# Math Help - Lagrange multipliers

1. ## Lagrange multipliers

Use Lagrange multipliers to find the maximum and minimum values of the function subject to the given constraints.

f(x,y) = 4x + 6y; x^2 + y^2 = 13

I'm not sure how to solve this.

2. Originally Posted by paulrb
Use Lagrange multipliers to find the maximum and minimum values of the function subject to the given constraints.

f(x,y) = 4x + 6y; x^2 + y^2 = 13

I'm not sure how to solve this.
Do you know how to use Lagrange Multipliers? Basically let us define $f(x,y)=4x+6y$ and $g(x,y)=x^2+y^2-13$. We then need to solve the system of equations given by

$\left\{\begin{array}{cc}f(x,y)_x=\lambda{g(x,y)_x} \\f(x,y)_y=\lambda{g(x,y)_y}\\g(x,y)=0\end{array}\ right\}$

A little work shows the above is equivalent to

$\left\{\begin{array}{cc}4=2x\lambda\\6=2y\lambda\\ x^2+y^2+-13=0\end{array}\right\}$

And unless my calculations are off I calculate the solutions to be

$\left\{\begin{array}{cc}\left\{x,y,\lambda\right\} =\left\{-2,-3-1\right\}\\\left\{x,y,\lambda\right\}=\left\{2,3,1 \right\}\end{array}\right\}$

So now $f(-2,-3)=-26$ and $f(2,3)=26$. From there we can conclude that the point $(-2,-3,-26)$ is a minimum point and $(2,3,26)$ a maximum point.

3. Hello, paulrb!

I must assume you know the basic steps for Lagrange multipliers.

Use Lagrange multipliers to find the maximum and minimum values
of the function subject to the given constraints.

. . $f(x,y) \:= \:4x + 6y \qquad x^2 + y^2 \:=\: 13$

We have: . $F(x,y,\lambda) \;=\;4x + 6y + \lambda(x^2+y^2-13)$

Take partial derivatives and equate to zero.

. . $F_x \;=\;4 + 2x\lambda\:=\:0 \quad\Rightarrow\quad x \:=\:-\frac{2}{\lambda}$ .[1]

. . $F_y \;=\;6 + 2y\lambda \:=\:0 \quad\Rightarrow\quad y \:=\:-\frac{3}{\lambda}$ .[2]

. . $F_{\lambda} \;=\;x^2-y^2-13 \:=\:0 \quad\Rightarrow\quad x^2+y^2 \:=\:13$ .[3]

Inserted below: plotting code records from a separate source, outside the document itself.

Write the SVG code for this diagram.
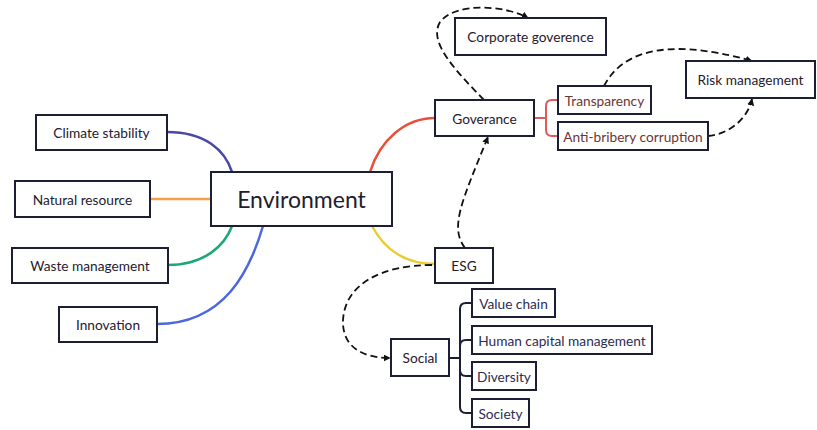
<svg xmlns="http://www.w3.org/2000/svg" width="817" height="430" viewBox="0 0 817 430">
<style>
.box{fill:#fff;stroke:#1c1e36;stroke-width:2}
.t{font-family:Lato,"Noto Sans",sans-serif;font-size:13.7px;fill:#1e2030;text-anchor:middle;dominant-baseline:central}
.tr{fill:#6b3535}
.tn{fill:#2b2d55}
.big{font-size:23px}
.c{fill:none;stroke-width:2.5}
.d{fill:none;stroke:#111;stroke-width:1.8;stroke-dasharray:7 4}
.k{fill:none;stroke:#1c1e36;stroke-width:2}
</style>
<defs>
<marker id="ah" viewBox="0 0 10 10" refX="9" refY="5" markerWidth="7" markerHeight="7" orient="auto-start-reverse" markerUnits="userSpaceOnUse">
<path d="M0,0 L10,5 L0,10 z" fill="#111"/>
</marker>
</defs>
<rect width="817" height="430" fill="#fff"/>
<g id="connectors">
<path class="c" stroke="#4a48a6" d="M167,132 C205,132 225,150 232,172"/>
<path class="c" stroke="#f2a24c" d="M150,199 L211,199"/>
<path class="c" stroke="#1aa874" d="M168,265 C205,265 225,245 232,226"/>
<path class="c" stroke="#4a68dc" d="M157,324 C225,324 250,270 263,226"/>
<path class="c" stroke="#e8503a" d="M370,172 C380,140 405,118 435,118"/>
<path class="c" stroke="#e8cc30" d="M372,226 C385,250 405,264 435,264"/>
<path fill="none" stroke="#e05a5a" stroke-width="2" d="M534,118 L546,118 M558,100 L552,100 Q546,100 546,106 L546,130 Q546,136 552,136 L558,136"/>
<path class="k" d="M449,358 L460,358 M472,303 L466,303 Q460,303 460,309 L460,407 Q460,413 466,413 L472,413 M460,346 Q460,340 466,340 L472,340 M460,370 Q460,376 466,376 L472,376"/>
<path class="d" marker-end="url(#ah)" d="M484,100 C455,70 428,42 440,22 C455,2 505,5 528,18"/>
<path class="d" marker-end="url(#ah)" d="M604,86 C620,55 660,35 752,61"/>
<path class="d" marker-end="url(#ah)" d="M708,136 C730,134 748,118 752,99"/>
<path class="d" marker-end="url(#ah)" d="M465,248 C450,228 460,205 488,137"/>
<path class="d" marker-end="url(#ah)" d="M432,265 C380,265 345,285 343,320 C342,345 360,358 390,358"/>
</g>
<g id="environment"><rect class="box" x="211" y="172" width="181" height="54"/><text class="t big" x="301.5" y="199">Environment</text></g>
<g id="climate"><rect class="box" x="36" y="115" width="131" height="35"/><text class="t" x="101.5" y="132.5">Climate stability</text></g>
<g id="natural"><rect class="box" x="15" y="181" width="135" height="36"/><text class="t" x="82.5" y="199">Natural resource</text></g>
<g id="waste"><rect class="box" x="12" y="248" width="156" height="35"/><text class="t" x="90" y="265.5">Waste management</text></g>
<g id="innovation"><rect class="box" x="59" y="307" width="98" height="35"/><text class="t" x="108" y="324.5">Innovation</text></g>
<g id="governance"><rect class="box" x="435" y="100" width="99" height="36"/><text class="t" x="484.5" y="118">Goverance</text></g>
<g id="corporate"><rect class="box" x="455" y="18" width="151" height="37"/><text class="t" x="530.5" y="36.5">Corporate goverence</text></g>
<g id="transparency"><rect class="box" x="558" y="86" width="93" height="28"/><text class="t tr" x="604.5" y="100">Transparency</text></g>
<g id="antibribery"><rect class="box" x="558" y="122" width="150" height="28"/><text class="t tr" x="633" y="136">Anti-bribery corruption</text></g>
<g id="risk"><rect class="box" x="686" y="61" width="129" height="37"/><text class="t" x="750.5" y="79.5">Risk management</text></g>
<g id="esg"><rect class="box" x="435" y="248" width="58" height="35"/><text class="t" x="464" y="265.5">ESG</text></g>
<g id="social"><rect class="box" x="391" y="339" width="58" height="37"/><text class="t" x="420" y="357.5">Social</text></g>
<g id="valuechain"><rect class="box" x="472" y="289" width="83" height="28"/><text class="t tn" x="513.5" y="303">Value chain</text></g>
<g id="humancapital"><rect class="box" x="472" y="326" width="180" height="28"/><text class="t tn" x="562" y="340">Human capital management</text></g>
<g id="diversity"><rect class="box" x="472" y="362" width="64" height="28"/><text class="t tn" x="504" y="376">Diversity</text></g>
<g id="society"><rect class="box" x="472" y="399" width="57" height="28"/><text class="t tn" x="500.5" y="413">Society</text></g>
</svg>
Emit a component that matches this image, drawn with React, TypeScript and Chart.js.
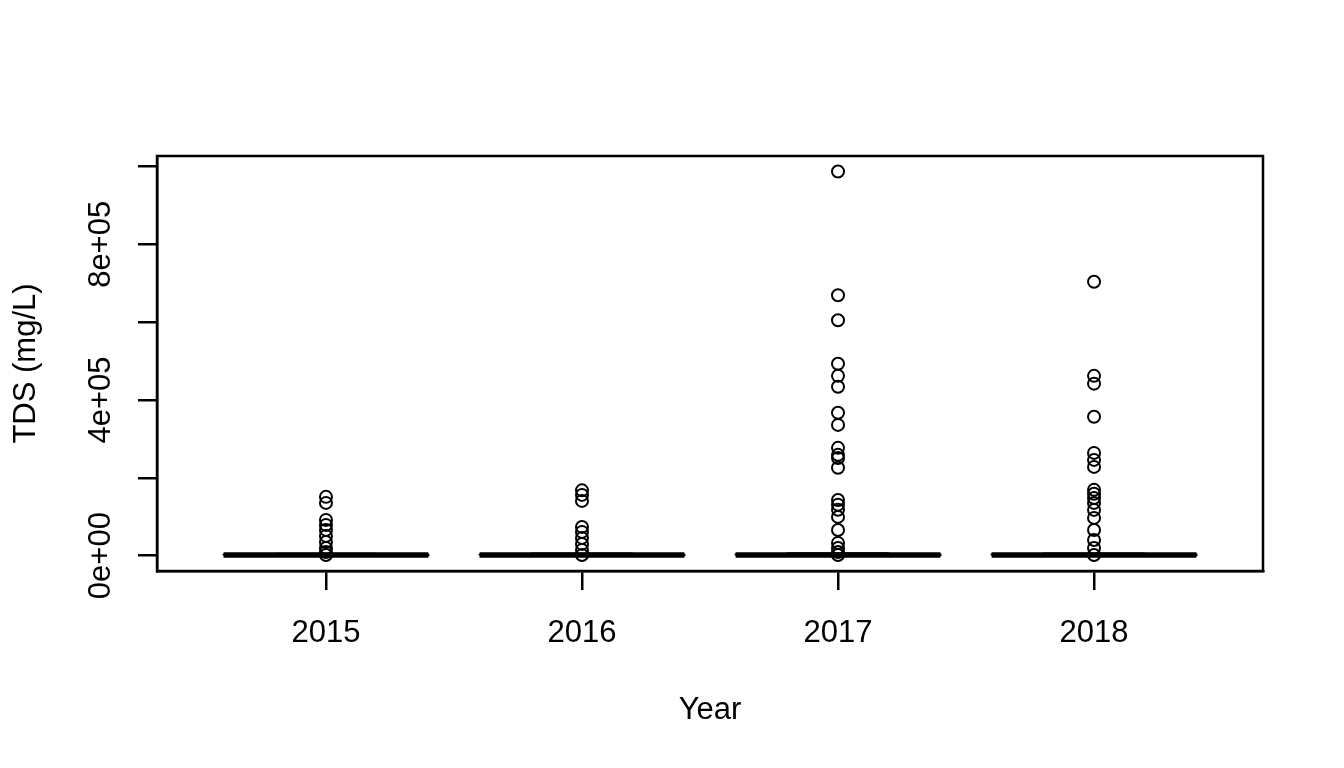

Substitute [1] and [2] into [3]: . $\left(-\frac{2}{\lambda}\right)^2 + \left(-\frac{3}{\lambda}\right)^2 \:=\:13 \quad\Rightarrow\quad \frac{4}{\lambda^2} + \frac{9}{\lambda^2} \:=\:13
$

. . . . . . $\frac{13}{\lambda^2} \:=\:13 \quad\Rightarrow\quad \lambda^2 \:=\:1\quad\Rightarrow\quad\lambda \:=\:\pm1$

Substitute into [1]: . $x \:=\:-\frac{2}{\pm1} \quad\Rightarrow\quad x \:=\:\pm2$

Substitute into [2]: . $y \:=\:-\frac{3}{\pm1} \quad\Rightarrow\quad y \:=\:\pm3$

. . $\begin{array}{cccccc}f(2,3) &=& 4(2) + 6(3) &=& 26 & \text{maximum} \\ \\[-3mm]
f(\text{-}2,\text{-}3) &=& 4(\text{-}2) + 6(\text{-}3) &=& \text{-}26 & \text{minimum} \end{array}$